First, we will calculate this using the joint PMF table.

\(y\quad \Big\\ \quad x\) \(0\) \(1\) \(2\) \(3\) total
\(0\) \(.0404\) \(0\) \(0\) \(0\)
\(1\) \(.0727\) \(.1090\) \(0\) \(0\)
\(2\) \(.0327\) \(.1963\) \(.0981\) \(0\)
\(3\) \(\textcolor{red}{0}\) \(\textcolor{red}{.0883}\) \(\textcolor{red}{.1766}\) \(\textcolor{red}{.0294}\) .2943
\(4\) \(0\) \(0\) \(.0795\) \(.0530\)
\(5\) \(0\) \(0\) \(0\) \(.0238\)

By conditioning on \(y = 3\), we are restricting ourselves to the highlighted row above, whose sum is \(f_Y(3) = .2943\). Then, \[\begin{alignat*}{2} f_{X \mid Y}(0 \mid 3) &= \frac{0}{.2943} = 0 \qquad \qquad &&f_{X \mid Y}(1 \mid 3) = \frac{.0883}{.2943} = .3 \\ f_{X \mid Y}(2 \mid 3) &= \frac{.1766}{.2943} = .6 &&f_{X \mid Y}(3 \mid 3) = \frac{.0294}{.2943} = .1 \end{alignat*}\]

Note that these probabilities add up to 1! This is another illustration of Theorem 5.2, that conditional probabilities are probability functions. If we condition on \(\{ Y = 3 \}\), it becomes our universe, and all of the usual laws of probability apply in this universe, including the fact that PMFs sum to \(1\).

To obtain additional insight into this problem, let’s derive an explicit formula for the conditional PMF, using Equation 13.1 for the joint PMF. \[ \begin{aligned} f_{X | Y}(x | y) &= \frac{f(x, y)}{f_Y(y)} \\ &= \frac{\binom{3}{x} \binom{2}{y - x} \left( \frac{18}{38} \right)^{y} \left( \frac{20}{38} \right)^{5 - y}}{\binom{5}{y} \left( \frac{18}{38} \right)^y \left( \frac{20}{38} \right)^{5-y}} \\ &= \frac{\binom{3}{x} \binom{2}{y - x}}{\binom{5}{y}}; \qquad x = 0, 1, \dots, y \end{aligned} \]

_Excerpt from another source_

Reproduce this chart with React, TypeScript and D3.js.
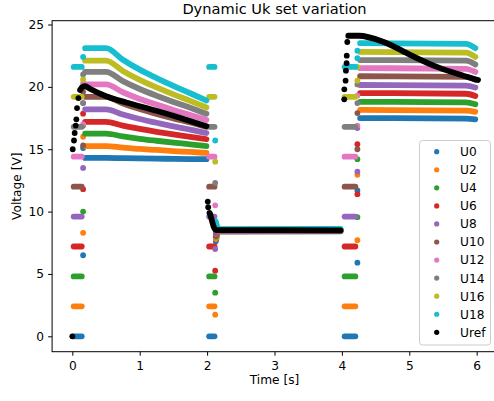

This conditional PMF corresponds to one of the named distributions that we learned in Chapter 12, the hypergeometric distribution. To be precise, the conditional distribution of \(X\) given \(Y\) is \[ X | Y = y \sim \text{Hypergeometric}(M=y, N=5 - y, n=3). \tag{13.3}\]

Here is one way to make sense of Equation 13.3. If we know that Yvette won \(y\) times, then the \(y\) wins should be equally likely to be anywhere over the \(5\) bets. We can simulate the \(5\) bets by placing \(y\) white balls and \(5 - y\) black balls into a lottery drum and drawing the lottery balls one by one. The number of white balls in the first \(3\) draws corresponds to the number of times that Xavier won, and this has a hypergeometric distribution.